Which lines fall between the line holding "Convert this chart to Plotly code." and the line holding "wtc_b_70 = [1.53, 0.54, 0.325]", inclusive? Retype them exactly, without the pictures, and add nothing else.

-------

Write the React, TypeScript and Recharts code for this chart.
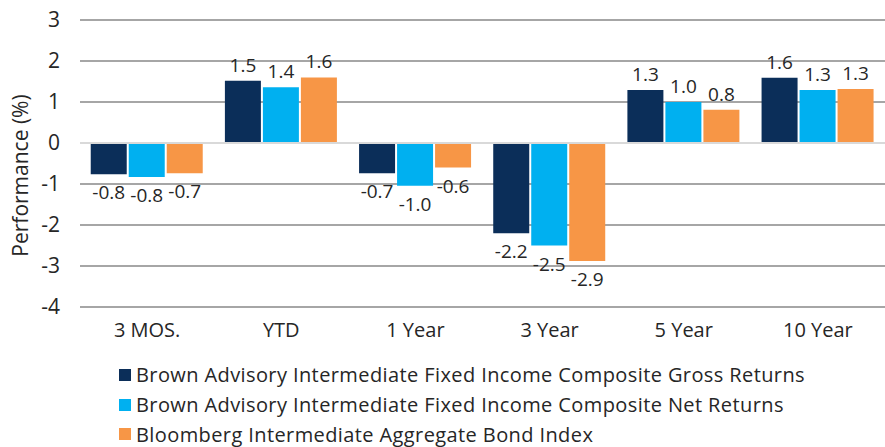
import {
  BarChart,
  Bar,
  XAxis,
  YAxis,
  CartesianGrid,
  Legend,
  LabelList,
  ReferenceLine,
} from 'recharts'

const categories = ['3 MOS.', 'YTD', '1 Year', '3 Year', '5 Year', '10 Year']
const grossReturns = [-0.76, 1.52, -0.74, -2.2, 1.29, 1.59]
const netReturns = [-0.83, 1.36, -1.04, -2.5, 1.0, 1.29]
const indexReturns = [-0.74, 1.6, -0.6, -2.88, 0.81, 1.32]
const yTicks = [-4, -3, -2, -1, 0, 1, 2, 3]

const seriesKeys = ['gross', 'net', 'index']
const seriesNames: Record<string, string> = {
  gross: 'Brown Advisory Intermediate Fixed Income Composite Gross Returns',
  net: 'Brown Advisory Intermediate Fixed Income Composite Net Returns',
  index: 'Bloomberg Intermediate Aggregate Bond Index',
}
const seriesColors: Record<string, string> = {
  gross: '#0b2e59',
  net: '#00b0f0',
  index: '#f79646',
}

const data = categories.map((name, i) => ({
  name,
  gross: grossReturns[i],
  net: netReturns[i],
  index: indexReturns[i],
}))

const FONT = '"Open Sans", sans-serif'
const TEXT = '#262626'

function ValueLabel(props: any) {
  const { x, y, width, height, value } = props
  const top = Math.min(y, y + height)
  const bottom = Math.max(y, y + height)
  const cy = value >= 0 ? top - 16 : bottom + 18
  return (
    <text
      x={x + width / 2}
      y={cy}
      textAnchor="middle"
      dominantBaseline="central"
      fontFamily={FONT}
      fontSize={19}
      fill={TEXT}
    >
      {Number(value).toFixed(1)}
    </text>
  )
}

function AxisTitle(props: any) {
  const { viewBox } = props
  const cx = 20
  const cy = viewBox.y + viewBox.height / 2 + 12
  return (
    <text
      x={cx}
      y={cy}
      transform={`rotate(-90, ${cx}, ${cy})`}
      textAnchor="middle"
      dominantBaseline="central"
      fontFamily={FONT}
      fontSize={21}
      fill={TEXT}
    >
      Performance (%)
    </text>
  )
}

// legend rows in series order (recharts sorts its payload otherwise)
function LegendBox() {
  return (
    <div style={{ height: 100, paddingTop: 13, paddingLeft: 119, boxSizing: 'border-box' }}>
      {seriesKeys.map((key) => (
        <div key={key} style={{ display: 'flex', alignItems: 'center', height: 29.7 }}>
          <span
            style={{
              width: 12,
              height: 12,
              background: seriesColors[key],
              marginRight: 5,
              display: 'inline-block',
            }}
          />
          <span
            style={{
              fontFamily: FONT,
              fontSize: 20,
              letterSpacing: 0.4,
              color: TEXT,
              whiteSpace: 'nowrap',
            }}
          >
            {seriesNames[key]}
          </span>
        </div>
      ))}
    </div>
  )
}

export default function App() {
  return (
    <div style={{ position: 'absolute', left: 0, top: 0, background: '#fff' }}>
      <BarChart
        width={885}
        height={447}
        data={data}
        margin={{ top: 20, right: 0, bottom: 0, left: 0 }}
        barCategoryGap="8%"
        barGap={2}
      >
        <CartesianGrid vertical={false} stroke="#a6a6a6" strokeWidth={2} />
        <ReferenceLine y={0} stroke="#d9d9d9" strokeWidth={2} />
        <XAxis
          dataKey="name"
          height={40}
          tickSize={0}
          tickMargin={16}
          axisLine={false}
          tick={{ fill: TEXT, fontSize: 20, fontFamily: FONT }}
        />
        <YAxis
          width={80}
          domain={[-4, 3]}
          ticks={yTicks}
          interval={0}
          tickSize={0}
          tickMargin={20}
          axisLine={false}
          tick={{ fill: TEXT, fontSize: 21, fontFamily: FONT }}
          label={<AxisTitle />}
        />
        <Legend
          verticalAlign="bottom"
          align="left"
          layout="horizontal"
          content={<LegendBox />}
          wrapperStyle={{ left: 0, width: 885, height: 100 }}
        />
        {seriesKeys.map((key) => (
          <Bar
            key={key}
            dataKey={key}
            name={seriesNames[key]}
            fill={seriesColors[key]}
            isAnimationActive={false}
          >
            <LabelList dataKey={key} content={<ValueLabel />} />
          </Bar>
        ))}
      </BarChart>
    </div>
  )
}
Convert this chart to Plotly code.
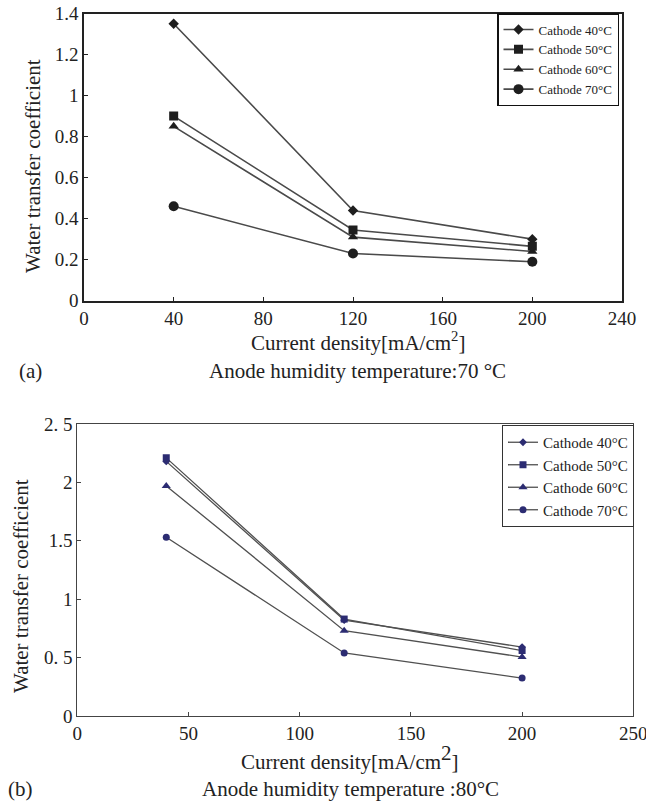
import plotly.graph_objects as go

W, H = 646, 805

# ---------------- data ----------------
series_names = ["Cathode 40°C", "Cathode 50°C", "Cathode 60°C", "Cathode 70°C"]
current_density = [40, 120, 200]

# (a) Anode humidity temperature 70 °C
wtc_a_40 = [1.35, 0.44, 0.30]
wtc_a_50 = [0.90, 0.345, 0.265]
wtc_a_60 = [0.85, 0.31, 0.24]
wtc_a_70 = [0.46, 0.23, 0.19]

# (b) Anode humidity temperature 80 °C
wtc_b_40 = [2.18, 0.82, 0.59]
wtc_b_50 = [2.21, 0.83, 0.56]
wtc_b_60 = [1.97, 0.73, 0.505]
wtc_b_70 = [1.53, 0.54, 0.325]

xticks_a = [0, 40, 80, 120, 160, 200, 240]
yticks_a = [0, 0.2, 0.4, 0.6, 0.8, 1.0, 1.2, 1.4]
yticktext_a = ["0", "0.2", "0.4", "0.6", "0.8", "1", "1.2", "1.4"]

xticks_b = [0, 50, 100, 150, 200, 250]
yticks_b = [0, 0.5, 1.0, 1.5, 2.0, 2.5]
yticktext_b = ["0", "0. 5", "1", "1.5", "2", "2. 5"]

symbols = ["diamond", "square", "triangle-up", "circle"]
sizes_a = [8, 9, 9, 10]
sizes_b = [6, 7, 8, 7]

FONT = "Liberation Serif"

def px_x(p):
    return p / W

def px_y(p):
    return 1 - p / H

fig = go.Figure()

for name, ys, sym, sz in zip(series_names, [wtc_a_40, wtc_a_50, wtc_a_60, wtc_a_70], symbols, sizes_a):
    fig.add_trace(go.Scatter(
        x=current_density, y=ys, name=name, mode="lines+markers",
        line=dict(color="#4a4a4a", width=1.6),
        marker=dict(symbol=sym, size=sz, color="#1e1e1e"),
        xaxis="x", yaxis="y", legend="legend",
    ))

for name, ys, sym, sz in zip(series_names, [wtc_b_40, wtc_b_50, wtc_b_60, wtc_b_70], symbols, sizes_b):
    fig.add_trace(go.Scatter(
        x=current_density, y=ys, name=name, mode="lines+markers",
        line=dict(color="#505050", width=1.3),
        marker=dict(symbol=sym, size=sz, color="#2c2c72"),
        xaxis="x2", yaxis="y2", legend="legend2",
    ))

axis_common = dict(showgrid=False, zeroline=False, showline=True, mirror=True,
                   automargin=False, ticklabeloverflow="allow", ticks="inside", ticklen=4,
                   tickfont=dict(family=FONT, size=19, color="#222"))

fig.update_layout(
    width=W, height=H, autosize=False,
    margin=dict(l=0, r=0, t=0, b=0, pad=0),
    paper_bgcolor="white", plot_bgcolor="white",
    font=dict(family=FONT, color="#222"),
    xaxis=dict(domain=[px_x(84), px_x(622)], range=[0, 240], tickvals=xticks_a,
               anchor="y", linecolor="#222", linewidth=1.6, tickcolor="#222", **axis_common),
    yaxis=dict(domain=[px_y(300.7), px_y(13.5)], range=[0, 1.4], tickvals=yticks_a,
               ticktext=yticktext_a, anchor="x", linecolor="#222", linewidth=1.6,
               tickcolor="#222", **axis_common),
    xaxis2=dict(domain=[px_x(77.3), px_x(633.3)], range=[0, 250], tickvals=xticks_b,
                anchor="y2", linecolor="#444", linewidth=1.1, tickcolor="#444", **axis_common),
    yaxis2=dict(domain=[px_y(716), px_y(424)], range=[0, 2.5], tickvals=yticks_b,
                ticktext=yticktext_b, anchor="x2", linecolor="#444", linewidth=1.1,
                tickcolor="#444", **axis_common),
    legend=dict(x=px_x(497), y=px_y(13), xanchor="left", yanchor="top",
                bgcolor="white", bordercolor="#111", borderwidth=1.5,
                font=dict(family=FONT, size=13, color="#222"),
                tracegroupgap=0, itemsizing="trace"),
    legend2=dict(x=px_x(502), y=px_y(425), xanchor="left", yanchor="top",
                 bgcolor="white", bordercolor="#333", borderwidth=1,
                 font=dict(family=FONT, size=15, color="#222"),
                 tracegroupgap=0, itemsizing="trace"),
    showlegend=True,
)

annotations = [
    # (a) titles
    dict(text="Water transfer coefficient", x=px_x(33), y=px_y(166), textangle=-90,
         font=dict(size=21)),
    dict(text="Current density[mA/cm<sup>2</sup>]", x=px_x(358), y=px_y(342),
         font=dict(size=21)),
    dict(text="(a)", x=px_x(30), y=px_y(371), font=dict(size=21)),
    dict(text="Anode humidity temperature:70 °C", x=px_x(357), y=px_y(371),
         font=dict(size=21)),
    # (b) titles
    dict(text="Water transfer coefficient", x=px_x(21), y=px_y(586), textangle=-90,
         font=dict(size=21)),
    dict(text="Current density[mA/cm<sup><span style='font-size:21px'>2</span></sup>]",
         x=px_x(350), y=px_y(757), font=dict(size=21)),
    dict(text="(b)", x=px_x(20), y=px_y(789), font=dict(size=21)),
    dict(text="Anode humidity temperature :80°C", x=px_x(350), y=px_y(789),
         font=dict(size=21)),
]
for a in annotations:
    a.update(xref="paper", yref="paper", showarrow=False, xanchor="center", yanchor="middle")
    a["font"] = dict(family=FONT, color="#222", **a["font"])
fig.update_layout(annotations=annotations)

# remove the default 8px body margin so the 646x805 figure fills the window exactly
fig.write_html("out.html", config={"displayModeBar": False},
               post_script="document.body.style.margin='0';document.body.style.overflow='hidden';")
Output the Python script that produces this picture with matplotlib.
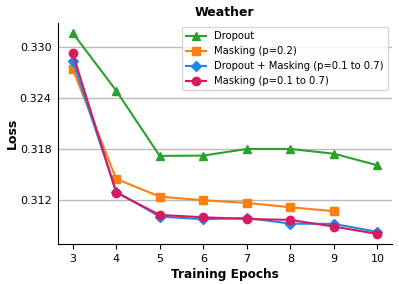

-------

SOLUTION FOR THIS EXERCISE:
Convert this chart to Plotly code.
import plotly.graph_objects as go

W, H = 646, 805

# ---------------- data ----------------
series_names = ["Cathode 40°C", "Cathode 50°C", "Cathode 60°C", "Cathode 70°C"]
current_density = [40, 120, 200]

# (a) Anode humidity temperature 70 °C
wtc_a_40 = [1.35, 0.44, 0.30]
wtc_a_50 = [0.90, 0.345, 0.265]
wtc_a_60 = [0.85, 0.31, 0.24]
wtc_a_70 = [0.46, 0.23, 0.19]

# (b) Anode humidity temperature 80 °C
wtc_b_40 = [2.18, 0.82, 0.59]
wtc_b_50 = [2.21, 0.83, 0.56]
wtc_b_60 = [1.97, 0.73, 0.505]
wtc_b_70 = [1.53, 0.54, 0.325]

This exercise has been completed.